Big Structure has a Foundation in Reference Structures, But Any Structure Aids Interoperability
Big Structure is built on a foundation of reference structures, with domain structures capturing the domain at hand. These represent the target foundations for mapping schema and transforming data in the wild into an operable, canonical form. Any structure, even the most lightweight of lists and metadata, can contribute to and be mapped into this model, as this wall of structure shows:
Described below are some of these structures, in rough descending order of completeness and usefulness, for making data interoperable. Please note that any of these structures might be available as linked data.
In both semantics and artificial intelligence — and certainly in the realm of data interoperability — there is always the problem of symbol grounding. In the conceptual realm, symbol grounding means that when we use a term or phrase we are referring to the same thing. In the data value realm, symbol grounding means that when we refer to an object or a number, we are referring to the same measure.
UMBEL is the standard reference ontology used by Structured Dynamics. It contains 28,000 concepts (classes and relationships) derived from the Cyc knowledge base. The reference concepts of UMBEL are mapped to Wikipedia, schema.org (used in Google’s knowledge graph), DBpedia ontology classes, GeoNames and PROTON. Similar reference structures are used to ground the actual data values and attributes.
Other reference structures may be used, so long as they are rather complete in scope and coherent in their relationships. Logical consistency is a key requirement for grounding.
Knowledge bases combine schema with data in a logical manner; well-constructed ones support computations, inference and reasoning. To date, the two primary knowledge bases that we use are Wikipedia and Cyc. However, many specific domain knowledge bases also exist.
Knowledge bases are important sources for symbol grounding. It addition, because of their computability, they may be used with artificial intelligence methods to both extend the knowledge base and to refine the feature estimates used in the AI algorithms.
Domain ontologies, constructed as graphs, are the principal working structures in data interoperability. Though best practices recommend they be grounded in the reference structures, the domain structures are the ones that specifically capture the concepts and data attributes of the target information domain. More effort should be focused at this level in the wall of structure than any other.
Domain structures provide unique benefits in discovery, flexible access, and information integration due to their inherent connectedness. Further, these domain structures can be layered on top of existing information assets, which means they are an enhancement and not a displacement for prior investments. And, these domain structures may be matured incrementally, which means their development is cost-effective.

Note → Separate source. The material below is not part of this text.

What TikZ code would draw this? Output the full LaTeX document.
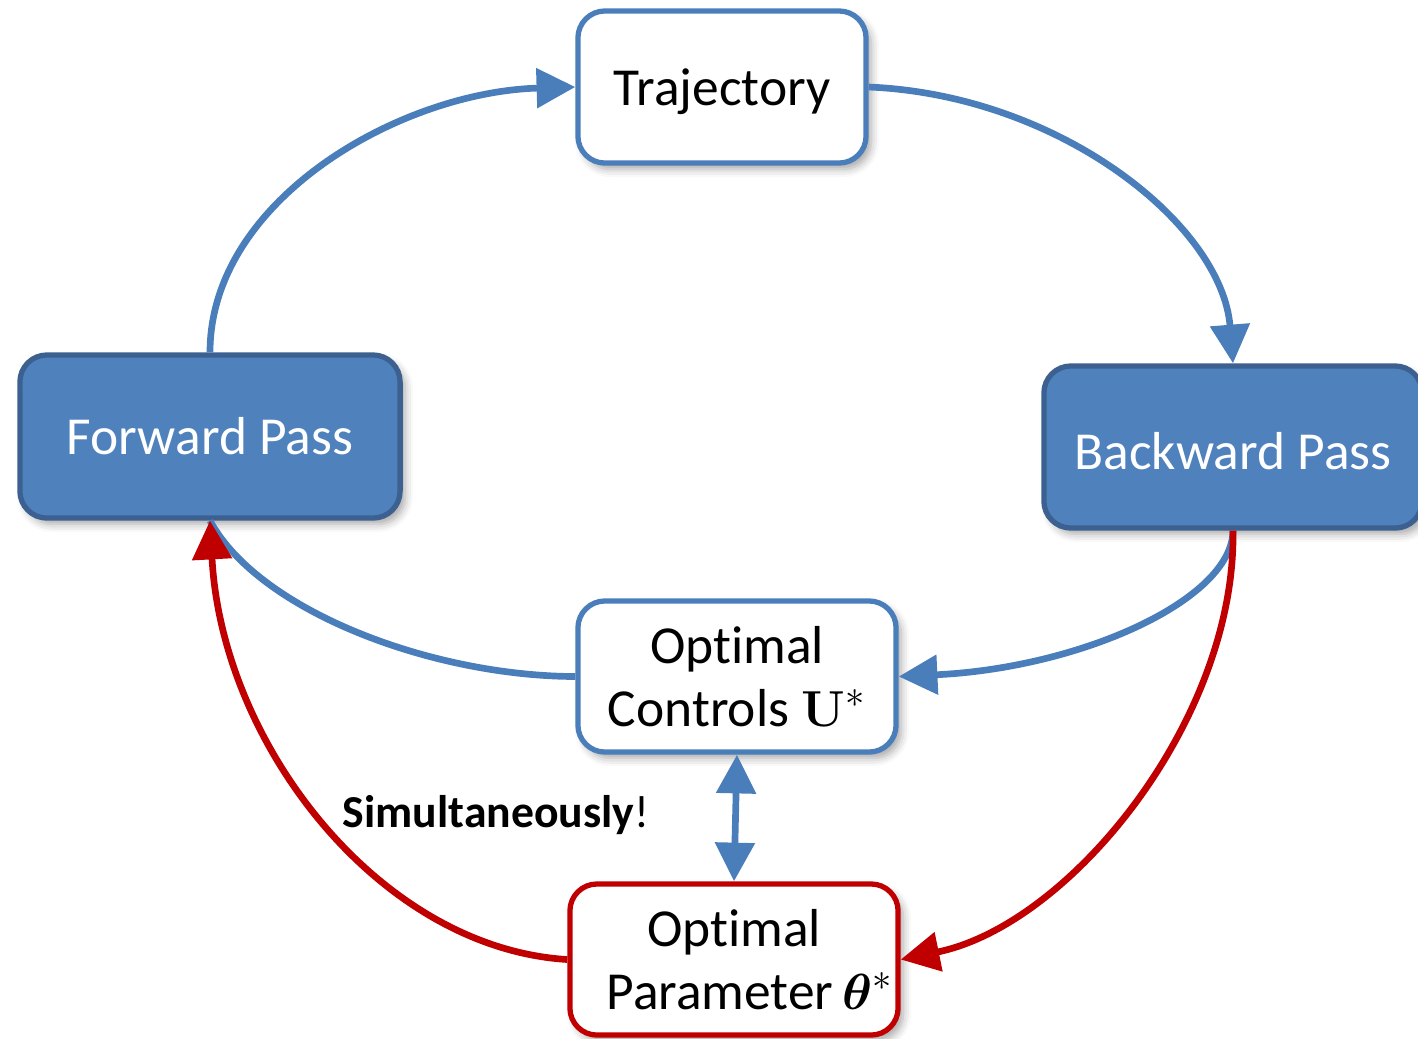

Data and schema in the wild need to be mapped and transformed into these canonical structures. What is known as data wrangling is an aspect of these mappings and transformations. Mappings thus become the glue that ties native data to interoperable forms.
Mapping is the critical bridging function in data interoperability. It requires tools and background intelligence to suggest possible correspondences; how well this is done is a key to making the semi-automatic mapping process as efficient as possible. Mapping structures are the result of the final correspondences. Mapping effort is a function of the scope of Big Structure, not the volume of Big Data.
A broad variety of structures occur in the wild — from database schema and taxonomies to dictionaries and lists — that need to be represented in a common form and then mapped in order to support interoperability. The common representation used by Structured Dynamics is the RDF data model.
Scripting and tooling are essential to help create Big Structure efficiently.